German Voters Deal a Blow to Scholz's Coalition in Bavaria and Hesse Elections
Voters delivered a blow to Germany's federal coalition government of the Social Democratic Chancellor Olaf Scholz on Sunday, punishing the three ruling parties and turning to the right in state elections in Bavaria and Hesse....
0:00
/1861
Facts
- Voters delivered a blow to Germany's federal coalition government of the Social Democratic Chancellor Olaf Scholz on Sunday, punishing the three ruling parties and turning to the right in state elections in Bavaria and Hesse.1
- Provisional results show that Bavaria State Premier Markus Söder's center-right, conservative Christian Social Union (CSU) — which runs for elections solely in the southern state — placed first, receiving 37% of the votes. Right-leaning Free Voters and the right-wing populist Alternative for Germany (AfD) came in second and third, respectively, combined winning about 30% of the state vote.2
- Meanwhile, Hesse Prime Minister Boris Rhein's Christian Democratic Union — the CSU's sister party that has governed the state since 1999 — won 34.6% of the votes, gaining more than seven points compared to the 2018 elections, and the AfD achieved its best-ever result in any western state, with 18.4%.3
- All parties in Scholz's federal coalition — his Social Democrats (SPD), the Greens, and the pro-market Free Democrats (FDP) — did worse than five years ago in both states, which are home to Munich and Frankfurt and together account for roughly a quarter of the country's population.4
- The SPD reportedly received the worst results since World War II, reaching 15% in Hesse and 8% in Bavaria, while the FDP failed to cross the five-percent threshold in Bavaria — losing its seats in the state parliament.5
- With the debate dominated by issues that were primarily national in scope — with conservative and right-wing factions both criticizing Scholz's immigration and energy policies — Sunday's elections were the first in a series of key regional German elections over the next two years in the run-up to the nation-wide parliamentary vote in 2025.6
Sources: 1New York Times, 2Dw.com, 3Europeanconservative, 4Guardian, 5Www.euractiv.com and 6BBC News.
Narratives
- Left narrative, as provided by Washington Post. Despite radical positions usually tending to repel voters, Germany has seen the dangerous rise of the right-wing illiberal AfD at a faster pace than most countries in Europe. Results from Sunday's state elections in Bavaria and Hesse show that ignoring the dangerous far-right party is a failed strategy. Unless German politicians succeed in finding the right message to neutralize AfD, Europe's stability may be endangered.

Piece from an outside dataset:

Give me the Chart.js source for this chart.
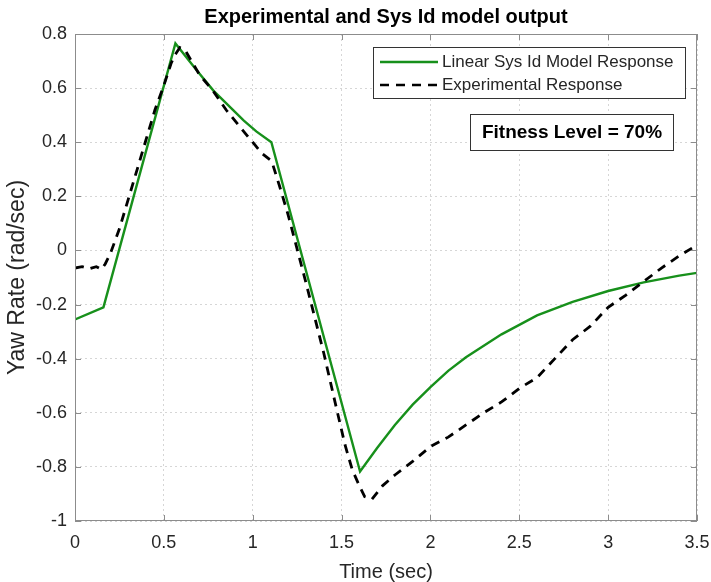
<!DOCTYPE html>
<html>
<head>
<meta charset="utf-8">
<script src="https://cdn.jsdelivr.net/npm/chart.js@4/dist/chart.umd.min.js"></script>
<style>
  html, body { margin: 0; padding: 0; background: #fff; }
  #wrap { width: 711px; height: 582px; }
</style>
</head>
<body>
<div id="wrap"><canvas id="c" width="711" height="582"></canvas></div>
<script>
const modelTime = [0, 0.16, 0.565, 0.68, 0.78, 0.88, 0.95, 1.02, 1.105, 1.604, 1.7, 1.8, 1.9, 2.0, 2.1, 2.2, 2.4, 2.6, 2.8, 3.0, 3.2, 3.4, 3.5]
const modelYaw = [-0.255, -0.21, 0.765, 0.67, 0.59, 0.525, 0.48, 0.44, 0.40, -0.817, -0.73, -0.645, -0.57, -0.505, -0.445, -0.395, -0.31, -0.24, -0.19, -0.15, -0.118, -0.093, -0.083]

const expTime = [0, 0.04, 0.08, 0.12, 0.15, 0.17, 0.2, 0.25, 0.3, 0.35, 0.4, 0.45, 0.5, 0.54, 0.56, 0.59, 0.62, 0.7, 0.78, 0.85, 0.93, 1.0, 1.05, 1.107, 1.15, 1.2, 1.3, 1.4, 1.47, 1.52, 1.56, 1.6, 1.63, 1.67, 1.73, 1.8, 1.9, 2.0, 2.1, 2.2, 2.3, 2.4, 2.5, 2.6, 2.7, 2.8, 2.9, 3.0, 3.1, 3.2, 3.3, 3.4, 3.5]
const expYaw = [-0.065, -0.06, -0.068, -0.06, -0.07, -0.05, -0.01, 0.08, 0.19, 0.3, 0.41, 0.52, 0.61, 0.69, 0.72, 0.75, 0.74, 0.65, 0.587, 0.52, 0.455, 0.40, 0.36, 0.33, 0.24, 0.13, -0.12, -0.38, -0.58, -0.72, -0.81, -0.87, -0.91, -0.92, -0.87, -0.83, -0.78, -0.725, -0.69, -0.645, -0.6, -0.56, -0.51, -0.47, -0.4, -0.33, -0.28, -0.21, -0.165, -0.115, -0.065, -0.02, 0.02]

const seriesNames = ["Linear Sys Id Model Response", "Experimental Response"]
const titleText = "Experimental and Sys Id model output"
const noteText = "Fitness Level = 70%"

const FONT = "'Liberation Sans', Arial, sans-serif"
const TXT = "#262626"
const GREEN = "#17901b"

const toPoints = (xs, ys) => xs.map((x, i) => ({ x: x, y: ys[i] }))

// frame, inward ticks, title, legend and note box
const extras = {
	id: "extras",
	afterDraw(chart) {
		const { ctx, chartArea: a, scales } = chart
		ctx.save()
		ctx.strokeStyle = "#8c8c8c"
		ctx.lineWidth = 1
		ctx.strokeRect(a.left + 0.5, a.top + 0.5, a.width - 1, a.height - 1)
		ctx.beginPath()
		scales.x.ticks.forEach((t) => {
			const px = Math.round(scales.x.getPixelForValue(t.value)) + 0.5
			ctx.moveTo(px, a.bottom); ctx.lineTo(px, a.bottom - 6)
			ctx.moveTo(px, a.top); ctx.lineTo(px, a.top + 6)
		})
		scales.y.ticks.forEach((t) => {
			const py = Math.round(scales.y.getPixelForValue(t.value)) + 0.5
			ctx.moveTo(a.left, py); ctx.lineTo(a.left + 6, py)
			ctx.moveTo(a.right, py); ctx.lineTo(a.right - 6, py)
		})
		ctx.stroke()

		ctx.fillStyle = "#000"
		ctx.font = "bold 20px " + FONT
		ctx.textAlign = "center"
		ctx.textBaseline = "middle"
		ctx.fillText(titleText, (a.left + a.right) / 2, 17)

		// legend
		ctx.fillStyle = "#fff"
		ctx.fillRect(373, 47, 312, 51)
		ctx.strokeStyle = "#333"
		ctx.strokeRect(373.5, 47.5, 312, 51)
		ctx.lineWidth = 2.5
		ctx.strokeStyle = GREEN
		ctx.beginPath(); ctx.moveTo(380, 62); ctx.lineTo(438, 62); ctx.stroke()
		ctx.strokeStyle = "#000"
		ctx.setLineDash([9, 7])
		ctx.beginPath(); ctx.moveTo(380, 85); ctx.lineTo(438, 85); ctx.stroke()
		ctx.setLineDash([])
		ctx.fillStyle = TXT
		ctx.font = "17px " + FONT
		ctx.textAlign = "left"
		ctx.fillText(seriesNames[0], 442, 62)
		ctx.fillText(seriesNames[1], 442, 85)

		// note
		ctx.lineWidth = 1
		ctx.fillStyle = "#fff"
		ctx.fillRect(470, 114, 203, 36)
		ctx.strokeStyle = "#333"
		ctx.strokeRect(470.5, 114.5, 203, 36)
		ctx.fillStyle = "#000"
		ctx.font = "bold 19px " + FONT
		ctx.textAlign = "center"
		ctx.fillText(noteText, 572, 133)
		ctx.restore()
	},
}

const config = {
	type: "line",
	data: {
		datasets: [
			{
				label: seriesNames[1],
				data: toPoints(expTime, expYaw),
				borderColor: "#000",
				borderWidth: 2.8,
				borderDash: [9, 7],
				pointRadius: 0,
				tension: 0,
			},
			{
				label: seriesNames[0],
				data: toPoints(modelTime, modelYaw),
				borderColor: GREEN,
				borderWidth: 2.4,
				pointRadius: 0,
				tension: 0,
			},
		],
	},
	options: {
		responsive: false,
		animation: false,
		events: [],
		layout: { padding: { top: 34, right: 0, left: 0, bottom: 0 } },
		plugins: { legend: { display: false }, title: { display: false }, tooltip: { enabled: false } },
		scales: {
			x: {
				type: "linear",
				min: 0,
				max: 3.5,
				afterFit: (s) => { s.height = 61; s.paddingRight = 14; s.paddingLeft = 0 },
				ticks: {
					stepSize: 0.5,
					padding: 11,
					color: TXT,
					font: { family: FONT, size: 18 },
					maxRotation: 0,
					callback: (v) => String(Math.round(v * 10) / 10),
				},
				grid: { color: "#d6d6d6", drawTicks: false },
				border: { display: false, dash: [2, 3] },
				title: { display: true, text: "Time (sec)", color: TXT, font: { family: FONT, size: 20, lineHeight: 1 }, padding: { top: 0, bottom: 0 } },
			},
			y: {
				min: -1,
				max: 0.8,
				afterFit: (s) => { s.width = 75; s.paddingTop = 0; s.paddingBottom = 0 },
				ticks: {
					stepSize: 0.2,
					padding: 8,
					color: TXT,
					font: { family: FONT, size: 18 },
					callback: (v) => String(Math.round(v * 10) / 10),
				},
				grid: { color: "#d6d6d6", drawTicks: false },
				border: { display: false, dash: [2, 3] },
				title: { display: true, text: "Yaw Rate (rad/sec)", color: TXT, font: { family: FONT, size: 23 }, padding: { top: 4, bottom: 0 } },
			},
		},
	},
	plugins: [extras],
}

new Chart(document.getElementById("c"), config)
</script>
</body>
</html>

- Right narrative, as provided by Unherd. The claim that the AfD was merely an East Germany phenomenon is dead for good, as it has drained voters from all parties in Bavaria and Hesse. Given the unbalanced political offering in Germany since the conservative CDU/CSU shifted toward the center, it's easy to understand why anti-establishment right-wing parties are gaining ground amid a crisis of trust in established parties.